Let x be the position in space. The dimension perpendicular to the x-axis might be the value of the PDF and CDF, but for convenience let’s refer to this axis as time. While the PDF and the CDF of an exponential distribution will not ordinarily be zero, in converting to Minkowski space, the time axis is with respect to a fixed point, i.e. now; negative numbers are defined as the past; and positive numbers are defined as the future. For example, a time of 2024 CE only means that -2024 is 2024 years before the Common Era, or 2024 BCE. Alternatively that measurement can begin at the Big Bang. Negative numbers could then be the time before the Big Bang, and positive numbers could be the time since the Big Bang. Reality is the set of choices that have been made. Thus negative numbers could be the set of choices before that reality and positive numbers could be the set of choices that will be made after that reality.

Thus there are three dimensions in Minkowski space:

·        space, which does NOT allow negative numbers;

·        time, which allows negative numbers; and

·        unreality, imaginary/imagination, which allows negative numbers. 

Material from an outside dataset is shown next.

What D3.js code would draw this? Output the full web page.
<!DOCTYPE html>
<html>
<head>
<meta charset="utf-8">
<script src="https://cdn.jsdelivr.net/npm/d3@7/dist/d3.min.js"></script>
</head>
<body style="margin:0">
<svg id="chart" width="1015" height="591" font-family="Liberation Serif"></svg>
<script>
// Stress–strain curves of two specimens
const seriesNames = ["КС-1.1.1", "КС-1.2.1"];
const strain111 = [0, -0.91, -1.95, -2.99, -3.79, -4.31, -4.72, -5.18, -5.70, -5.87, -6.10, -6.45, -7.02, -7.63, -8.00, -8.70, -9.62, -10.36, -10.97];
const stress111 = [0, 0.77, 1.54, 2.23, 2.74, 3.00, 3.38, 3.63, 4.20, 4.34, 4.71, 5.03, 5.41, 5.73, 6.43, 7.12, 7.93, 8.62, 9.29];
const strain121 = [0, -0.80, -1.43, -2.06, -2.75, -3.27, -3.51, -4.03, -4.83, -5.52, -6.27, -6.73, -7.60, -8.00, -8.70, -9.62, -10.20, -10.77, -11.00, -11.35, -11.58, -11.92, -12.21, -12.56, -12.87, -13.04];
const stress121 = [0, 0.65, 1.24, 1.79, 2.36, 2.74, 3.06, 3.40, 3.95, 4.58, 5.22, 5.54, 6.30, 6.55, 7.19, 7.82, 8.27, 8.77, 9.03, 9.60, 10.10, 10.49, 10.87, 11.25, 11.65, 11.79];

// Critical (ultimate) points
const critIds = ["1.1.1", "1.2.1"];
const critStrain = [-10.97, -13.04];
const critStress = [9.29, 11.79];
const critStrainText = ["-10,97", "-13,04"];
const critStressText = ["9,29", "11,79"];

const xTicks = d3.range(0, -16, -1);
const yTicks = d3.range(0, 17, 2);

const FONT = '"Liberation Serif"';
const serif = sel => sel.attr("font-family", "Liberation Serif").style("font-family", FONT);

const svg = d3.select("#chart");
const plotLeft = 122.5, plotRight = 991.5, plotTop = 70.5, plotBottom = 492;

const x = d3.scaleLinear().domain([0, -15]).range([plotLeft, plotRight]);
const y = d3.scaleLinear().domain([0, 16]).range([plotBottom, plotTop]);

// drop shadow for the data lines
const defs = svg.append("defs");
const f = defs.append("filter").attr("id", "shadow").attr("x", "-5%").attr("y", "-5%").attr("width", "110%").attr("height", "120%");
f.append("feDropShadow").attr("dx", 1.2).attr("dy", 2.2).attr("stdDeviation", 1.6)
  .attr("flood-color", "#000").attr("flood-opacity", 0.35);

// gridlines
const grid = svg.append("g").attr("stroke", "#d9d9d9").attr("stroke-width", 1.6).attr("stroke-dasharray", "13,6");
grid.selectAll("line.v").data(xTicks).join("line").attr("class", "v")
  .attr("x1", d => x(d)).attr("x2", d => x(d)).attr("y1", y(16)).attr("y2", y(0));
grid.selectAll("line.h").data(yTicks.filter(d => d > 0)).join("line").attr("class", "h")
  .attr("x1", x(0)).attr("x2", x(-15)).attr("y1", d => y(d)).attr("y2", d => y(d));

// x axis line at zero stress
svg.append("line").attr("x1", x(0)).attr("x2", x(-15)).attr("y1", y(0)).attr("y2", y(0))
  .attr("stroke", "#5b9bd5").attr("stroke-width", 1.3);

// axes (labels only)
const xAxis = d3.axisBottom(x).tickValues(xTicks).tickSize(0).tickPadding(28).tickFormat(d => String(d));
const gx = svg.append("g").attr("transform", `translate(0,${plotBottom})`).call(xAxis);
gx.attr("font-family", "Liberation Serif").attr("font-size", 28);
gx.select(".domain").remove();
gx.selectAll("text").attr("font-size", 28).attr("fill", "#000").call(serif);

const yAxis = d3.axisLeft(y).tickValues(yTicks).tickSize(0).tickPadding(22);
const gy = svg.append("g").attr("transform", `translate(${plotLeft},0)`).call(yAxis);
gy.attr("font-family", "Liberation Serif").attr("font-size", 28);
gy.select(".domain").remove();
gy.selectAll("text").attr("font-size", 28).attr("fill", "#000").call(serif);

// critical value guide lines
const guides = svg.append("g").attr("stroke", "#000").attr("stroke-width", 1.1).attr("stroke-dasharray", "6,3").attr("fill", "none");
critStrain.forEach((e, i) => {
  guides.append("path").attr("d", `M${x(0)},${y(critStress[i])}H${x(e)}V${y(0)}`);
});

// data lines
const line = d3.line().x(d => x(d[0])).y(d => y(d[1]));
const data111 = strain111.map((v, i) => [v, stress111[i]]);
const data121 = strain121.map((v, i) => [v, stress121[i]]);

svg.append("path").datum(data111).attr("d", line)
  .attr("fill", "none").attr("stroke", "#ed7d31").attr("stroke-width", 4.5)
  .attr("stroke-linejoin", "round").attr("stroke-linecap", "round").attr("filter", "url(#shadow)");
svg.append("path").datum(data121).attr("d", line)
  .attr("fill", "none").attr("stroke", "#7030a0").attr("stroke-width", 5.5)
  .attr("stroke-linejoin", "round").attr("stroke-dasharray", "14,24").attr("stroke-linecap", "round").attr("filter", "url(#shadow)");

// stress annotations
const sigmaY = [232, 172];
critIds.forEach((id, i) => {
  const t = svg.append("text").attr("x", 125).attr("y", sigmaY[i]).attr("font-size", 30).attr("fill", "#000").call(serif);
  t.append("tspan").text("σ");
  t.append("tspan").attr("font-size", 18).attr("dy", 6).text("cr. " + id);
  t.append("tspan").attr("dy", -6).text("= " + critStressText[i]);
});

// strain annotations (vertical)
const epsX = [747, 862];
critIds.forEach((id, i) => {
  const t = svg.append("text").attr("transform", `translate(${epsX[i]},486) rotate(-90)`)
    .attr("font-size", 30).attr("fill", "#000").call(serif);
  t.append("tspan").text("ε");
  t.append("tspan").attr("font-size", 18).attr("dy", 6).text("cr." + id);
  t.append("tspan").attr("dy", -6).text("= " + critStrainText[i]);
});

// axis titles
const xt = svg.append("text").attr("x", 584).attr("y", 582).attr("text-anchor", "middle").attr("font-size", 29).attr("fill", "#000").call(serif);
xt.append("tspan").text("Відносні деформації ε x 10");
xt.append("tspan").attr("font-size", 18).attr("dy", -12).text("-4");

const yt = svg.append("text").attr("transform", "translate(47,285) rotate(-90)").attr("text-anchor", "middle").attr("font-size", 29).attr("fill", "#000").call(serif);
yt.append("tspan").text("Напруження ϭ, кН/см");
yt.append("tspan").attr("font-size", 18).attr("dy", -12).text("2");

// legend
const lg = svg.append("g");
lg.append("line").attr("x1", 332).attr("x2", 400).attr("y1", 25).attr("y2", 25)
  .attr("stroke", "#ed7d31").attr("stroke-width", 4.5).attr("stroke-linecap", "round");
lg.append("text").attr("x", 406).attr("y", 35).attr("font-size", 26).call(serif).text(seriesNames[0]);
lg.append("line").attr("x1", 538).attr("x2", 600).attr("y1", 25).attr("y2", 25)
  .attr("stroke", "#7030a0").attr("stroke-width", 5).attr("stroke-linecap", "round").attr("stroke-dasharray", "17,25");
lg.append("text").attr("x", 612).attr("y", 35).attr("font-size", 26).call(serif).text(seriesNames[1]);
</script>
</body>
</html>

A complex number in three polar dimensions can be expressed as re^iθ .  Transfomed to cylindrical coordinates where the cylindrical volume is formed by rotating the real surface (r, space-time) about the imaginary, i, axis, this is r*cos(θ)+r*sin(θ)*i. Thus Euler’s Formula, e^ix=cos(x)+sin(x)*i, is the special case where r =1 and is on the real surface which is rotated about the imaginary axis. If that surface is flat, Euclidean, then x=θ and r=√((r*cos(x))²+(r*sin(x))²). Since cos²+sin²=1, this becomes r=r. If the surface that is being rotated is spherical, then then as the radius of the spherical surface,  R, approaches infinity, its  limit is also r=√((r*cos(x))²+(r*sin(x))^2. But if the surface being rotated is hyperbolic, then it is     

  r=ln(cosh(r*cos(x))*cosh(r*sin(x))±√((cosh(r*cos(x))*cosh(r*sin(x)))²-1)).

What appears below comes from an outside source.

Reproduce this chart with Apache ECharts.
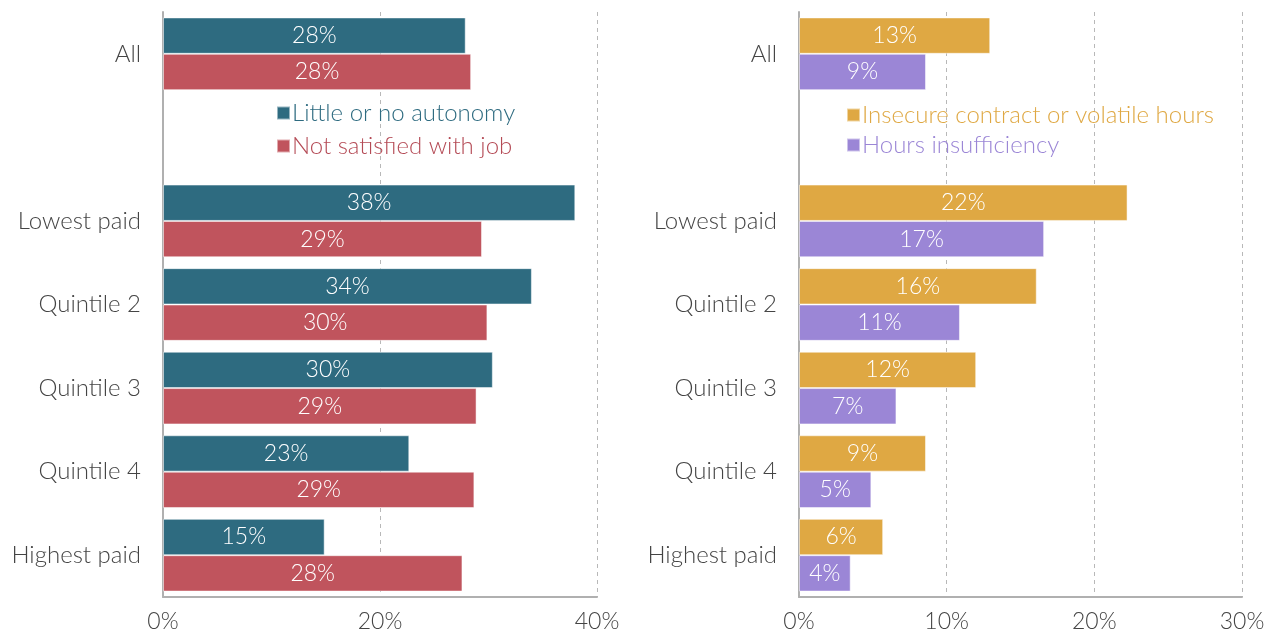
<!DOCTYPE html>
<html>
<head>
<meta charset="utf-8">
<script src="https://cdn.jsdelivr.net/npm/echarts@6/dist/echarts.min.js"></script>
<style>
html,body{margin:0;padding:0;background:#fff;}
#main{width:1275px;height:635px;}
</style>
</head>
<body>
<div id="main"></div>
<script>
var categories = ['All', '', 'Lowest paid', 'Quintile 2', 'Quintile 3', 'Quintile 4', 'Highest paid'];
var autonomy = [27.9, null, 38.0, 34.0, 30.4, 22.7, 14.9];
var notSatisfied = [28.4, null, 29.4, 29.9, 28.9, 28.7, 27.6];
var insecure = [12.95, null, 22.25, 16.1, 12.0, 8.6, 5.7];
var insufficiency = [8.6, null, 16.6, 10.9, 6.6, 4.9, 3.5];
var leftTicks = [0, 20, 40];
var rightTicks = [0, 10, 20, 30];

var font = 'Lato';
var myChart = echarts.init(document.getElementById('main'));

function barSeries(name, data, color, idx) {
  return {
    name: name,
    type: 'bar',
    xAxisIndex: idx,
    yAxisIndex: idx,
    data: data,
    barGap: '0%',
    barCategoryGap: '13%',
    itemStyle: {color: color, borderColor: 'rgba(255,255,255,0.5)', borderWidth: 1},
    label: {
      show: true,
      position: 'inside',
      color: '#fff',
      fontFamily: font,
      fontWeight: 300,
      fontSize: 23,
      formatter: function (p) { return Math.round(p.value) + '%'; }
    }
  };
}

function xAxisFor(idx, ticks) {
  return {
    type: 'value',
    gridIndex: idx,
    min: ticks[0],
    max: ticks[ticks.length - 1],
    interval: ticks[1] - ticks[0],
    axisLine: {show: true, lineStyle: {color: '#b0b0b0', width: 2}},
    axisTick: {show: false},
    splitLine: {show: true, lineStyle: {color: '#b8b8b8', type: [4, 4], width: 1}},
    axisLabel: {
      color: '#444',
      fontFamily: font,
      fontWeight: 300,
      fontSize: 23,
      margin: 13,
      formatter: function (v) { return v + '%'; }
    }
  };
}

function yAxisFor(idx) {
  return {
    type: 'category',
    gridIndex: idx,
    data: categories,
    inverse: true,
    axisLine: {show: true, lineStyle: {color: '#b0b0b0', width: 2}},
    axisTick: {show: false},
    axisLabel: {color: '#444', fontFamily: font, fontWeight: 300, fontSize: 24, margin: 22, padding: [0, 0, 4, 0]}
  };
}

myChart.setOption({
  animation: false,
  grid: [
    {left: 163, right: 678, top: 12, bottom: 38},
    {left: 799, right: 33, top: 12, bottom: 38}
  ],
  xAxis: [xAxisFor(0, leftTicks), xAxisFor(1, rightTicks)],
  yAxis: [yAxisFor(0), yAxisFor(1)],
  legend: [
    {
      left: 271, top: 96, orient: 'vertical',
      itemWidth: 13, itemHeight: 13, itemGap: 9,
      icon: 'rect',
      textStyle: {fontFamily: font, fontWeight: 300, fontSize: 24, padding: [0, 0, 0, -3]},
      data: [
        {name: 'Little or no autonomy', textStyle: {color: '#2e6b80'}},
        {name: 'Not satisfied with job', textStyle: {color: '#b44a55'}}
      ]
    },
    {
      left: 841, top: 98, orient: 'vertical',
      itemWidth: 13, itemHeight: 13, itemGap: 6,
      icon: 'rect',
      textStyle: {fontFamily: font, fontWeight: 300, fontSize: 24, padding: [0, 0, 0, -3]},
      data: [
        {name: 'Insecure contract or volatile hours', textStyle: {color: '#dfa843'}},
        {name: 'Hours insufficiency', textStyle: {color: '#9b86d6'}}
      ]
    }
  ],
  series: [
    barSeries('Little or no autonomy', autonomy, '#2e6b80', 0),
    barSeries('Not satisfied with job', notSatisfied, '#c0545d', 0),
    barSeries('Insecure contract or volatile hours', insecure, '#dfa843', 1),
    barSeries('Hours insufficiency', insufficiency, '#9b86d6', 1)
  ]
});
</script>
</body>
</html>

The origin (0,0,0) has two solutions for the coefficient of the imaginary axis. Sin(0) and sin(π) are both 0. But cos(0)=1, while cos(π)=-1. And cosh(0)=1. This mean that a rotation of a hyperbolic surface that passes through the imaginary plane at the origin also has two solutions

r=ln(cosh(r*cos(0))*cosh(r*sin(0)) ± √((cosh(r*cos(0))*cosh(r*sin(0)))²-1)) 

and

r=ln(cosh(r*cos(π))*cosh(r*sin(π)) ± √((cosh(r*cos(π))*cosh(r*sin(π)))²-1)).

Using the hyperbolic identity that cosh²-sinh²=1, and thus sinh=√(cosh²-1), and the values for 0 and π , these can be simplified to r=ln(cosh(r) ± sinh(r)) and r=ln(cosh(-r) ± sinh(-r)). Because cosh is an odd function, that is cosh(x)=cosh(-x), these both can be expressed as r=ln(0 ± 2*cosh(r)). In Minkowski space it is conventional to describe a light cone and an inverted light cone whose peaks intersect at the origin. But this assumes that the surfaces being rotated are flat, Euclidean. If the surface being rotated is hyperbolic, then the light cones become two sheets of a hyperboloid where the two sheets intersect at the origin. There is one solution in each sheet of the two sheeted hyperboloid. The radius appears negative in one sheet and positive in the other sheet, and there is a rotation of π when passing through the origin between those two sheets. But from  the perspective of each sheet, its radius is positive, and radius of the other sheet is negative, and its rotation of the imaginary axis is 0 and the rotation of the imaginary axis in the other sheet is sheet is π  from its imaginary axis. Thus while there is one solution in each sheet, it may be percieved differently, relatively, in each sheet.

This is all because zero as the coefficient of the imaginary axis is a positional, not an absolute zero. This zero does not signify nothing and can thus can be ignored.  It signifies a relative postion that can NOT be ignored.